A major limitation to taking evasive action (other than the fact that, with UDP traffic this is, for all practical purposes, impossible) is the action may not be appropriate. Only heaven knows the number of packets daily transmitted over the Internet that have spoofed source IP addresses. Blocking traffic from these apparent hostile addresses can block legitimate connections, causing all kinds of trouble. Additionally, evasive action by IPSs can readily result in DoS in systems. IPSs can prevent systems from processing commands and requests that may be necessary in certain operational contexts, but that are identical or similar to those that occur during identified attacks. Critics of intrusion prevention technology are in fact quick to point out that they are ideally suited to the purposes of insiders (and possibly also outsiders) intent on causing massive DoS attacks.
Defending IDS IPS
Most of the currently available IDSs and IPSs have little or no capability of monitoring their own integrity. This potentially is an extremely serious problem given the importance that intrusion detection and intrusion protection play in so many organizations. An attacker who wants to avoid being noticed can break into the host on which an IDS or IPS runs, and then corrupt the system, so it will not record the actions of the attacker (and also possibly anyone else!). Or, the attacker can send input that causes an IDS or IPS to process it improperly or that results in DoS. Countermeasures against these kinds of threats include the following:
- Filtering out any input that could cause the IDS/IPS to become dysfunctional. Stateful firewalling often best serves this purpose.

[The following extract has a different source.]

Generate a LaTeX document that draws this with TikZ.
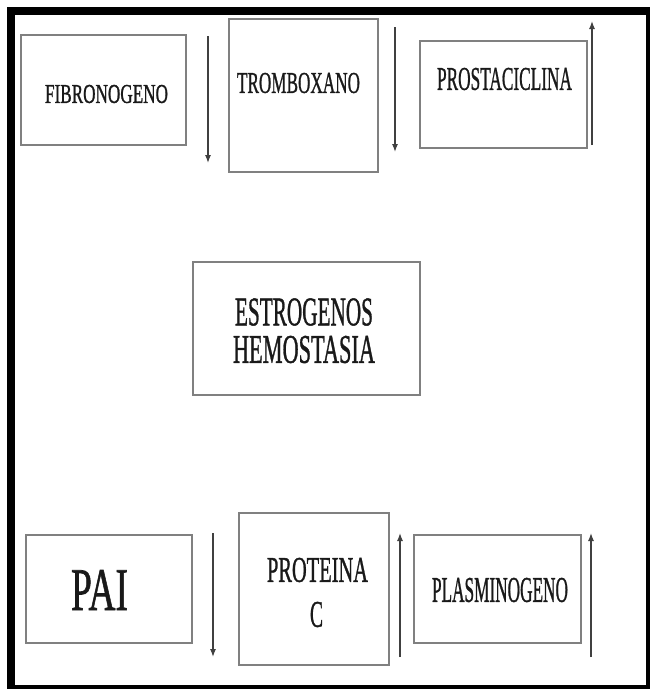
\documentclass[tikz,border=0pt]{standalone}
\usepackage{fontspec}
\setmainfont{Liberation Serif}
\newfontfamily\thk[FakeBold=1.2]{Liberation Serif}
\usetikzlibrary{arrows.meta}
\newcommand{\fitxt}[3]{\resizebox{#1pt}{#2pt}{\thk #3}}
\tikzset{
  box/.style={draw=black!50, line width=2pt, inner sep=0pt, outer sep=0pt, fill=white},
  lbl/.style={inner sep=0pt, outer sep=0pt, text=black!90},
  arr/.style={draw=black!75, line width=1.3pt, -{Latex[length=8pt,width=6pt]}}
}
\begin{document}
\begin{tikzpicture}[x=1pt,y=-1pt]
\useasboundingbox (0,0) rectangle (650,689);
\fill[white] (0,0) rectangle (650,689);
% outer frame
\fill[black] (7,7) rectangle (650,689);
\fill[white] (15,15) rectangle (646,685);
% boxes
\node[box, minimum width=165pt, minimum height=110pt] (fib) at (103.5,90) {};
\node[box, minimum width=149pt, minimum height=153pt] (trom) at (303.5,95.5) {};
\node[box, minimum width=167pt, minimum height=107pt] (prost) at (503.5,94.5) {};
\node[box, minimum width=227pt, minimum height=133pt] (estr) at (306.5,328.5) {};
\node[box, minimum width=166pt, minimum height=108pt] (pai) at (109,589) {};
\node[box, minimum width=150pt, minimum height=152pt] (prot) at (314,589) {};
\node[box, minimum width=167pt, minimum height=108pt] (plas) at (497.5,589) {};
% labels
\node[lbl] (fibt) at (106.5,94) {\fitxt{123}{18}{FIBRONOGENO}};
\node[lbl] (tromt) at (298.5,83) {\fitxt{123}{20}{TROMBOXANO}};
\node[lbl] (prostt) at (504.5,79) {\fitxt{135}{22}{PROSTACICLINA}};
\node[lbl] (estrt1) at (304,312) {\fitxt{138}{27}{ESTROGENOS}};
\node[lbl] (estrt2) at (304,349.5) {\fitxt{142}{27}{HEMOSTASIA}};
\node[lbl] (pait) at (99.5,590) {\fitxt{57}{40}{PAI}};
\node[lbl] (prott1) at (317.5,570) {\fitxt{101}{24}{PROTEINA}};
\node[lbl] (prott2) at (316.5,614.5) {\fitxt{13}{25}{C}};
\node[lbl] (plast) at (500,590) {\fitxt{136}{24}{PLASMINOGENO}};
% arrows
\coordinate (a1s) at (208,36);  \coordinate (a1e) at (208,163);
\coordinate (a2s) at (395,27);  \coordinate (a2e) at (395,152);
\coordinate (a3s) at (592,145); \coordinate (a3e) at (592,21);
\coordinate (a4s) at (213,533); \coordinate (a4e) at (213,657);
\coordinate (a5s) at (400,657); \coordinate (a5e) at (400,533);
\coordinate (a6s) at (591,657); \coordinate (a6e) at (591,533);
\draw[arr] (a1s) -- (a1e);
\draw[arr] (a2s) -- (a2e);
\draw[arr] (a3s) -- (a3e);
\draw[arr] (a4s) -- (a4e);
\draw[arr] (a5s) -- (a5e);
\draw[arr] (a6s) -- (a6e);
\end{tikzpicture}
\end{document}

- Stopping further processing of input if some particular input could result in partial or full subversion of the IDS or IPS. This is an extreme measure given that intrusion detection and prevention functions are temporarily suspended while this option is in effect.
- Shunning apparently hostile IP addresses, as discussed previously.
- Building an internal watchdog function into the system. This function may determine whether the IDS/IPS is doing what it is supposed to do. If this function determines the system is not performing its functions normally, it sends an alert to the operator.
Summary
This chapter has covered the topic of IDS and IPS internals. These systems almost always process information they receive in a well-defined order, starting with packet capture, filtering, decoding, storage, fragment reassembly, and then stream reassembly. The packets are then passed on to detection routines that work on the basis of signatures, rules, profiles, and possibly even other kinds of logic. IDSs and IPSs can also detect the presence of malicious code, although antivirus software (if available for a particular operating system) is likely to be the more logical first line of defense against this kind of code. Detection routines can call output routines that perform a variety of actions, including alerting operations staff, resetting connections, shunning IP addresses that appear to be the source of attacks, and/or modifying intrusion prevention policy for systems. IDSs and IPSs are a likely target of attacks, so they need to have adequate defenses. Defensive measures include filtering out any input that could cause the IDS/IPS to become dysfunctional, terminating further processing of input if that input could cause partial or full subversion of the IDS or IPS, shunning ostensibly malicious IP addresses, and incorporating an internal watchdog function into the system.